▶ **TASK TO CARRY OUT**
Read through the records below and copy each line that uses the word "this".
╭─ MATERIAL TO PROCESS
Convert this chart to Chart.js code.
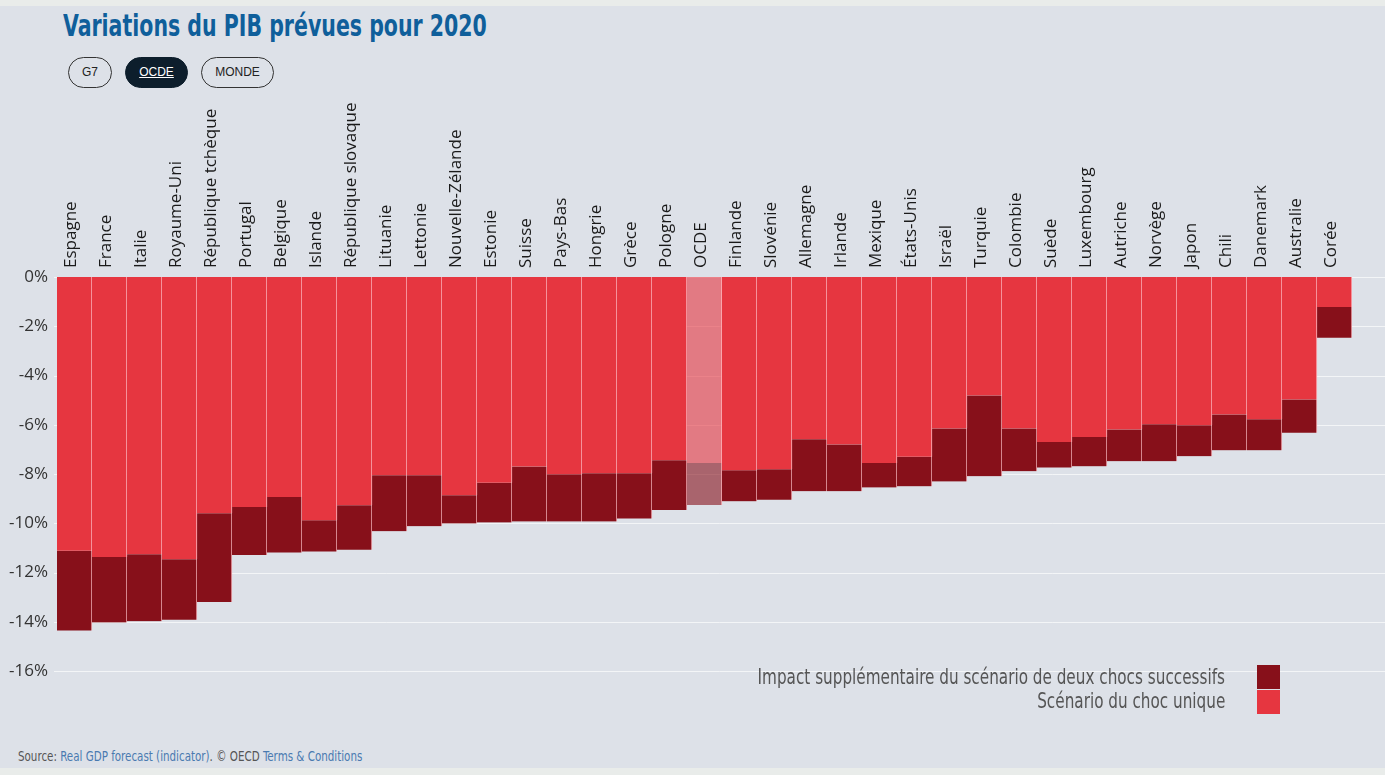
<!DOCTYPE html>
<html lang="fr">
<head>
<meta charset="utf-8">
<title>Variations du PIB prévues pour 2020</title>
<script src="https://cdn.jsdelivr.net/npm/chart.js@4.4.1/dist/chart.umd.min.js"></script>
<style>
  html, body { margin: 0; padding: 0; }
  body {
    width: 1385px; height: 775px; overflow: hidden;
    background: #e9ecea; position: relative;
    font-family: 'DejaVu Sans Condensed', 'Liberation Sans Narrow', sans-serif;
  }
  .panel { position: absolute; left: 0; top: 6px; width: 1385px; height: 762px; background: #dde1e8; }
  h1 {
    position: absolute; left: 63px; top: 8px; margin: 0;
    font-size: 30px; font-weight: bold; color: #0f5f9b; white-space: nowrap;
    transform: scaleX(0.76); transform-origin: left center;
  }
  .btn {
    position: absolute; top: 57px; height: 29px; box-sizing: content-box;
    border: 1px solid #333; border-radius: 16px;
    font-family: 'Liberation Sans', Arial, sans-serif; font-size: 12px; color: #222;
    text-align: center; line-height: 29px;
  }
  .btn.active { background: #0d1e2c; border-color: #0d1e2c; color: #fff; text-decoration: underline; }
  #chart-wrap { position: absolute; left: 0; top: 90px; width: 1385px; height: 610px; }
  .leg-text {
    position: absolute; right: 160px; height: 24px; line-height: 24px;
    font-size: 22px; color: #555; white-space: nowrap;
    transform: scaleX(0.77); transform-origin: right center;
  }
  .leg-box { position: absolute; left: 1257px; width: 23px; height: 24px; }
  .source {
    position: absolute; left: 18px; top: 748px; font-size: 13.5px; color: #555; white-space: nowrap;
    transform: scaleX(0.85); transform-origin: left center;
  }
  .source a { color: #4a7ab0; text-decoration: none; }
</style>
</head>
<body>
<div class="panel"></div>
<h1>Variations du PIB prévues pour 2020</h1>
<div class="btn" style="left:68px;width:42px;">G7</div>
<div class="btn active" style="left:125px;width:61px;">OCDE</div>
<div class="btn" style="left:201px;width:71px;">MONDE</div>

<div id="chart-wrap"><canvas id="gdp-chart"></canvas></div>

<div class="leg-text" style="top:665px;">Impact supplémentaire du scénario de deux chocs successifs</div>
<div class="leg-box" style="top:665px;background:#87101a"></div>
<div class="leg-text" style="top:689px;">Scénario du choc unique</div>
<div class="leg-box" style="top:690px;background:#e63640"></div>

<div class="source">Source: <a>Real GDP forecast (indicator)</a>. © OECD <a>Terms &amp; Conditions</a></div>

<script>
// Countries, ordered as in the chart
const pays = [
  'Espagne', 'France', 'Italie', 'Royaume-Uni', 'République tchèque', 'Portugal',
  'Belgique', 'Islande', 'République slovaque', 'Lituanie', 'Lettonie', 'Nouvelle-Zélande',
  'Estonie', 'Suisse', 'Pays-Bas', 'Hongrie', 'Grèce', 'Pologne', 'OCDE', 'Finlande',
  'Slovénie', 'Allemagne', 'Irlande', 'Mexique', 'États-Unis', 'Israël', 'Turquie',
  'Colombie', 'Suède', 'Luxembourg', 'Autriche', 'Norvège', 'Japon', 'Chili',
  'Danemark', 'Australie', 'Corée'
];

// Scénario du choc unique (%)
const chocUnique = [
  -11.12, -11.37, -11.26, -11.46, -9.59, -9.34,
  -8.93, -9.88, -9.27, -8.05, -8.05, -8.86,
  -8.36, -7.70, -8.01, -7.97, -7.97, -7.44, -7.55, -7.85,
  -7.81, -6.59, -6.80, -7.55, -7.30, -6.15, -4.81,
  -6.15, -6.70, -6.50, -6.19, -5.98, -6.02, -5.58,
  -5.78, -4.97, -1.22
];

// Impact supplémentaire du scénario de deux chocs successifs (%)
const impactSupp = [
  -3.24, -2.66, -2.72, -2.46, -3.61, -1.95,
  -2.26, -1.27, -1.81, -2.27, -2.07, -1.15,
  -1.61, -2.23, -1.92, -1.96, -1.84, -2.02, -1.71, -1.26,
  -1.24, -2.11, -1.90, -1.00, -1.20, -2.15, -3.28,
  -1.74, -1.04, -1.19, -1.29, -1.50, -1.26, -1.46,
  -1.26, -1.35, -1.25
];

const yTicks = [0, -2, -4, -6, -8, -10, -12, -14, -16];

const RED = '#e63640';
const DARK_RED = '#87101a';
const RED_HL = 'rgba(230, 54, 64, 0.6)';
const DARK_HL = 'rgba(135, 16, 26, 0.6)';

// Gridlines run under the bars and out to the right edge
const gridPlugin = {
  id: 'fullGrid',
  beforeDatasetsDraw(chart) {
    const { ctx, chartArea, scales } = chart;
    ctx.save();
    ctx.strokeStyle = 'rgba(255, 255, 255, 0.65)';
    ctx.lineWidth = 1;
    yTicks.forEach(v => {
      const y = Math.round(scales.y.getPixelForValue(v)) + 0.5;
      ctx.beginPath();
      ctx.moveTo(chartArea.left - 3, y);
      ctx.lineTo(chart.width, y);
      ctx.stroke();
    });
    ctx.restore();
  }
};

const barBorder = { left: 0, right: 1, top: 0, bottom: 0 };

new Chart(document.getElementById('gdp-chart'), {
  type: 'bar',
  data: {
    labels: pays,
    datasets: [
      {
        label: 'Scénario du choc unique',
        data: chocUnique,
        backgroundColor: pays.map(p => p === 'OCDE' ? RED_HL : RED),
        borderColor: 'rgba(255, 190, 195, 0.9)',
        borderWidth: barBorder,
        borderSkipped: false
      },
      {
        label: 'Impact supplémentaire du scénario de deux chocs successifs',
        data: impactSupp,
        backgroundColor: pays.map(p => p === 'OCDE' ? DARK_HL : DARK_RED),
        borderColor: 'rgba(255, 190, 195, 0.9)',
        borderWidth: barBorder,
        borderSkipped: false
      }
    ]
  },
  options: {
    responsive: true,
    maintainAspectRatio: false,
    animation: false,
    layout: { padding: { top: 0, right: 33, bottom: 29, left: 0 } },
    plugins: {
      legend: { display: false },
      tooltip: { enabled: false }
    },
    datasets: {
      bar: { categoryPercentage: 1, barPercentage: 1 }
    },
    scales: {
      x: {
        position: 'top',
        stacked: true,
        grid: { display: false, drawTicks: false },
        border: { display: false },
        ticks: {
          autoSkip: false,
          minRotation: 90,
          maxRotation: 90,
          padding: 9,
          labelOffset: 17,
          color: '#1a1a1a',
          font: { family: "'Open Sans'", size: 17 }
        },
        afterFit(scale) { scale.height = 187; }
      },
      y: {
        stacked: true,
        min: -16,
        max: 0,
        grid: { display: false, drawTicks: false },
        border: { display: false },
        afterBuildTicks(scale) { scale.ticks = yTicks.map(v => ({ value: v })); },
        ticks: {
          padding: 9,
          color: '#333',
          font: { family: "'Open Sans'", size: 17 },
          callback: v => v + '%'
        },
        afterFit(scale) { scale.width = 57; }
      }
    }
  },
  plugins: [gridPlugin]
});
</script>
</body>
</html>
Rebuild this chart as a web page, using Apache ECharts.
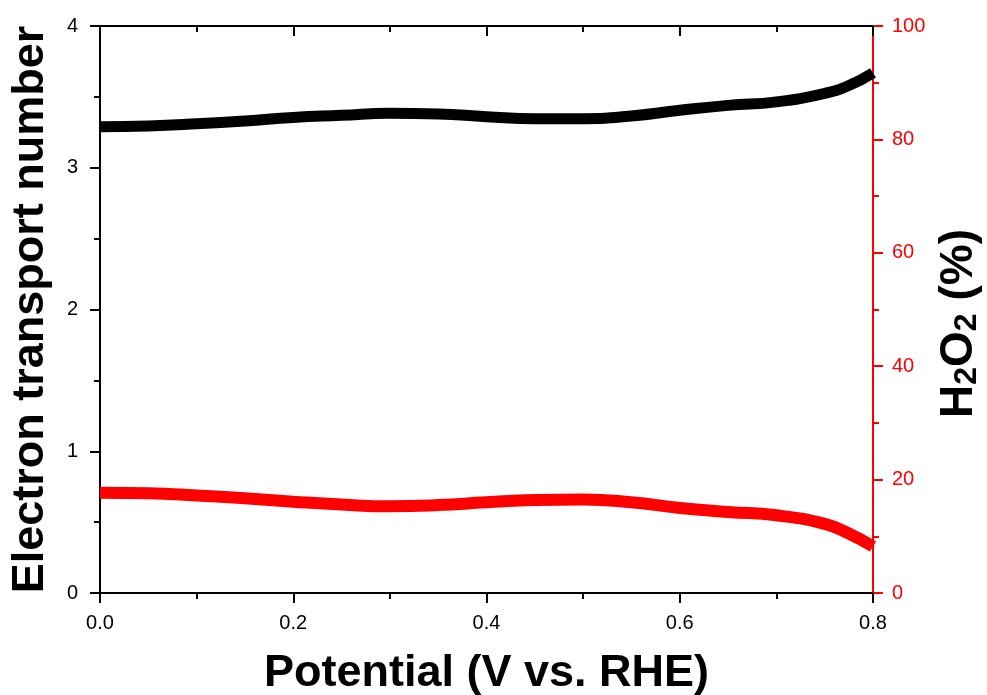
╰─
▶ **RESULT OF THE EXERCISE**
Convert this chart to Chart.js code.
Rebuild this chart as a web page, using Apache ECharts.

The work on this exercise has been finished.